What this task involves:
Print exactly what lies from the line with "Recreate this image" down to the line with "55, 60, 65]", counting both of those lines, but not the pictures.

Information supplied:

• • • •

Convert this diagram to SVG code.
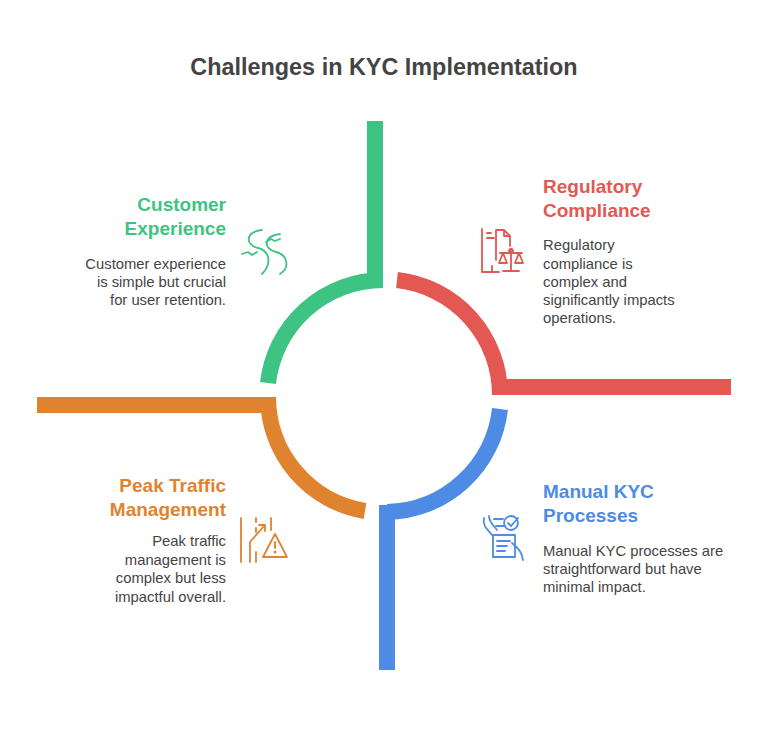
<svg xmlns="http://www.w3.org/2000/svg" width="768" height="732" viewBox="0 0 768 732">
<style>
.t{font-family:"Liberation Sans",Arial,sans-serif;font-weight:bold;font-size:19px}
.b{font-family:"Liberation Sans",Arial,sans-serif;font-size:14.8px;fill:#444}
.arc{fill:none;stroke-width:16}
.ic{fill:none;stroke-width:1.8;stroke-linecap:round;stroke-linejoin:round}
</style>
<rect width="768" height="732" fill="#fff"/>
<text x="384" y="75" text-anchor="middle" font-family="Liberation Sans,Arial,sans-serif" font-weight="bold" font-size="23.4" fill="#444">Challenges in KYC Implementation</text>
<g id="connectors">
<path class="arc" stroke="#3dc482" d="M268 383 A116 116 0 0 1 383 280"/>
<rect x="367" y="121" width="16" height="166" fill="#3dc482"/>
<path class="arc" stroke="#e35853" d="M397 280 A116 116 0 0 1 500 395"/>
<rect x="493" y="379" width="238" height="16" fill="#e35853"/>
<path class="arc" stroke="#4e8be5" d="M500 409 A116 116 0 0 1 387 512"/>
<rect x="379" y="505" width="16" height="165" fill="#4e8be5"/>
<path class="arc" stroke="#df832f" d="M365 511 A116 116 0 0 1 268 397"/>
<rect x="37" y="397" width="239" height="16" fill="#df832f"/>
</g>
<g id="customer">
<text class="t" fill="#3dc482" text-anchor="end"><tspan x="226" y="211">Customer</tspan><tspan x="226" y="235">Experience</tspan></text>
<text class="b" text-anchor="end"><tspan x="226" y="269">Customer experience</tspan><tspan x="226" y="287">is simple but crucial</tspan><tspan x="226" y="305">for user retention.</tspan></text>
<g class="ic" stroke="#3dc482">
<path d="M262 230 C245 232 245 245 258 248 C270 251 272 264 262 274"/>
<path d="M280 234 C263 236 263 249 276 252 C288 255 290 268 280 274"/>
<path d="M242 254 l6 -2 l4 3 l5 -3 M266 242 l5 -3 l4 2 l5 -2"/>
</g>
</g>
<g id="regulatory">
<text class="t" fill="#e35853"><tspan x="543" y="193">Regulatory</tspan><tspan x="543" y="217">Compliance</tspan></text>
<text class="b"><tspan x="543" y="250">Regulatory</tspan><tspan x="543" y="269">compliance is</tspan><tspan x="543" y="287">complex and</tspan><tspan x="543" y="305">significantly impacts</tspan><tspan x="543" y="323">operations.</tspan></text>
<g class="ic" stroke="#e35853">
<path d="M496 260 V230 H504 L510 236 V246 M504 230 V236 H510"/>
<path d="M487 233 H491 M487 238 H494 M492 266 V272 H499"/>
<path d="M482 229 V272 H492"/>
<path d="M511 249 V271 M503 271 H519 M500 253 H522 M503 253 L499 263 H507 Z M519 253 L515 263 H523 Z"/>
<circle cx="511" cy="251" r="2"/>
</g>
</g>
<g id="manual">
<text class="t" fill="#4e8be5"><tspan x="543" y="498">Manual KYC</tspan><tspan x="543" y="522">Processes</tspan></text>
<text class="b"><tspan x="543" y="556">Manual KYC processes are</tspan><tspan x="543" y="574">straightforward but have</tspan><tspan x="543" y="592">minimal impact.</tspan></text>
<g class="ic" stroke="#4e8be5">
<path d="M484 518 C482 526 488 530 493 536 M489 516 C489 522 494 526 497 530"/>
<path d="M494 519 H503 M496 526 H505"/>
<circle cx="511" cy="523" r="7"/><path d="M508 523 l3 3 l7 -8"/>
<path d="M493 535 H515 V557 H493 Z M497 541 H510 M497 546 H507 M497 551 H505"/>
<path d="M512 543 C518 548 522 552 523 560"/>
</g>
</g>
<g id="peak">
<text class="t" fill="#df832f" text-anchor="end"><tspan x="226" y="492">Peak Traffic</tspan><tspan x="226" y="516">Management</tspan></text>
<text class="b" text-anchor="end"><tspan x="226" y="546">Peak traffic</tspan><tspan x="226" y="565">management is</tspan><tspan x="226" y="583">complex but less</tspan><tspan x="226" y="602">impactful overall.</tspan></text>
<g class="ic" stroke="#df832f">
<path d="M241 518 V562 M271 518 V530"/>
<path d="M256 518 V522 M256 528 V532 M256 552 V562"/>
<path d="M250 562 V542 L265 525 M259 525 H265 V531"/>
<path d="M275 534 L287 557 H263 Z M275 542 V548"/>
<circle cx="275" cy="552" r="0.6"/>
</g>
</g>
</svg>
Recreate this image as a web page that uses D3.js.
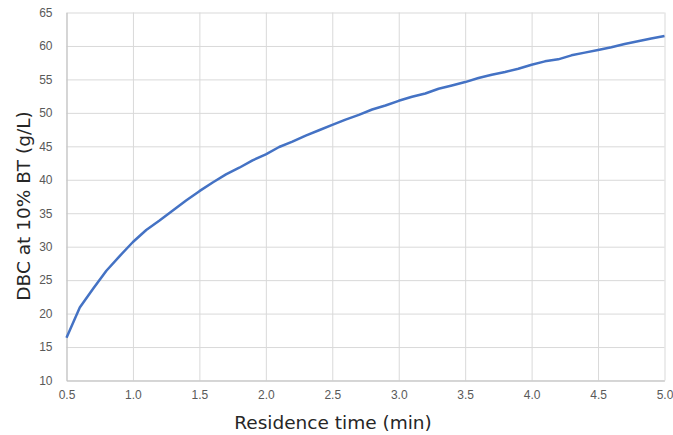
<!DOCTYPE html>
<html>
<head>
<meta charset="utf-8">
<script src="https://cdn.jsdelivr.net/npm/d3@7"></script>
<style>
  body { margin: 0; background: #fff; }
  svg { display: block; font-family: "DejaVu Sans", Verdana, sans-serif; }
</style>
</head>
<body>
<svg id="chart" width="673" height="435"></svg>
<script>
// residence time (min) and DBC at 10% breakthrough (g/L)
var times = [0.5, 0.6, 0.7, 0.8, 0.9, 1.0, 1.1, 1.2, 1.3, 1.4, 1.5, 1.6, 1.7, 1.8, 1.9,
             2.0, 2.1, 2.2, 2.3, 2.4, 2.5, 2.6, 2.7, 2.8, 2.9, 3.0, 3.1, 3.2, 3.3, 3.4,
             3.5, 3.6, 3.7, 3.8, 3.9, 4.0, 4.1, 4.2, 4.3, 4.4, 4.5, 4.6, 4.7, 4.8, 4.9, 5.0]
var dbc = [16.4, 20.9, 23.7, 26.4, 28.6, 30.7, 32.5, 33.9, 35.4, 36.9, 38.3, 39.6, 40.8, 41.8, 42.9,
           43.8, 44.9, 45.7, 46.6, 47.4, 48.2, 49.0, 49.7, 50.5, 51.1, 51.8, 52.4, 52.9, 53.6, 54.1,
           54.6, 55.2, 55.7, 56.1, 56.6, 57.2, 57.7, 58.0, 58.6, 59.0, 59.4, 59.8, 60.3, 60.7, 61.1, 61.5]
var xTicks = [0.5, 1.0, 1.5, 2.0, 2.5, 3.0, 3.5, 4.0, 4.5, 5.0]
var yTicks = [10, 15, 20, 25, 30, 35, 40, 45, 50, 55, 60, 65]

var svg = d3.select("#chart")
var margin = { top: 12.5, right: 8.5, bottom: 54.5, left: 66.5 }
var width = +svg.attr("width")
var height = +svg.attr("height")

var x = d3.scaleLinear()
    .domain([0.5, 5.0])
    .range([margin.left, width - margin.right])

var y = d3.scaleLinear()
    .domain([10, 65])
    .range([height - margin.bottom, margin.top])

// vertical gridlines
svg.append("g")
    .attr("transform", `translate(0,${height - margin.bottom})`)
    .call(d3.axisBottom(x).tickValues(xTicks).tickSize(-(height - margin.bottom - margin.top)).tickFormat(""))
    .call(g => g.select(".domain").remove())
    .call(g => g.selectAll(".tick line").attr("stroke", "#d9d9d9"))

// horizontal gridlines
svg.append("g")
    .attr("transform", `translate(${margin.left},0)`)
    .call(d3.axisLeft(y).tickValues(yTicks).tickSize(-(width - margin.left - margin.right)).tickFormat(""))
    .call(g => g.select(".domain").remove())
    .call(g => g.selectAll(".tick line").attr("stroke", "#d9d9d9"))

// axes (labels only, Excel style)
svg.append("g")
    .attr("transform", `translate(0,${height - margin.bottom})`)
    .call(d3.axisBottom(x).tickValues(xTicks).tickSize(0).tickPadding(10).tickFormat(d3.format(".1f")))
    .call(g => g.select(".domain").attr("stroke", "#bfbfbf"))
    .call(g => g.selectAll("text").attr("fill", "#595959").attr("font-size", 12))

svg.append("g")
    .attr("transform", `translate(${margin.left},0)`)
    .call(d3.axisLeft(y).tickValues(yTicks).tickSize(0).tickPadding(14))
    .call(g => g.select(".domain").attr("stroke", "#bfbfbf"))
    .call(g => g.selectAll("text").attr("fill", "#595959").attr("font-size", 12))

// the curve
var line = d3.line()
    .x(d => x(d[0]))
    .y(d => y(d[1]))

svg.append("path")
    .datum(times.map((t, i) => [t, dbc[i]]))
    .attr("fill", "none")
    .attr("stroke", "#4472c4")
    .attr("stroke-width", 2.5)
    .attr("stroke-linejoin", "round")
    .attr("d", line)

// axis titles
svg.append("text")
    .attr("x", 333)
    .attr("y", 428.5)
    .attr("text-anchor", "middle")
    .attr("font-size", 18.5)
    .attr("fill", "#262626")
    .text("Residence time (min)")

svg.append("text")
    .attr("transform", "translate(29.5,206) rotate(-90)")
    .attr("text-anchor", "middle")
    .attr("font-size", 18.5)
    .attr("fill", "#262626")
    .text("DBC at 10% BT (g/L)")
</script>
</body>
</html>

• • • •

Written solution:
Recreate this image as a web page that uses D3.js.
<!DOCTYPE html>
<html>
<head>
<meta charset="utf-8">
<script src="https://cdn.jsdelivr.net/npm/d3@7"></script>
<style>
  body { margin: 0; background: #fff; }
  svg { display: block; font-family: "DejaVu Sans", Verdana, sans-serif; }
</style>
</head>
<body>
<svg id="chart" width="673" height="435"></svg>
<script>
// residence time (min) and DBC at 10% breakthrough (g/L)
var times = [0.5, 0.6, 0.7, 0.8, 0.9, 1.0, 1.1, 1.2, 1.3, 1.4, 1.5, 1.6, 1.7, 1.8, 1.9,
             2.0, 2.1, 2.2, 2.3, 2.4, 2.5, 2.6, 2.7, 2.8, 2.9, 3.0, 3.1, 3.2, 3.3, 3.4,
             3.5, 3.6, 3.7, 3.8, 3.9, 4.0, 4.1, 4.2, 4.3, 4.4, 4.5, 4.6, 4.7, 4.8, 4.9, 5.0]
var dbc = [16.4, 20.9, 23.7, 26.4, 28.6, 30.7, 32.5, 33.9, 35.4, 36.9, 38.3, 39.6, 40.8, 41.8, 42.9,
           43.8, 44.9, 45.7, 46.6, 47.4, 48.2, 49.0, 49.7, 50.5, 51.1, 51.8, 52.4, 52.9, 53.6, 54.1,
           54.6, 55.2, 55.7, 56.1, 56.6, 57.2, 57.7, 58.0, 58.6, 59.0, 59.4, 59.8, 60.3, 60.7, 61.1, 61.5]
var xTicks = [0.5, 1.0, 1.5, 2.0, 2.5, 3.0, 3.5, 4.0, 4.5, 5.0]
var yTicks = [10, 15, 20, 25, 30, 35, 40, 45, 50, 55, 60, 65]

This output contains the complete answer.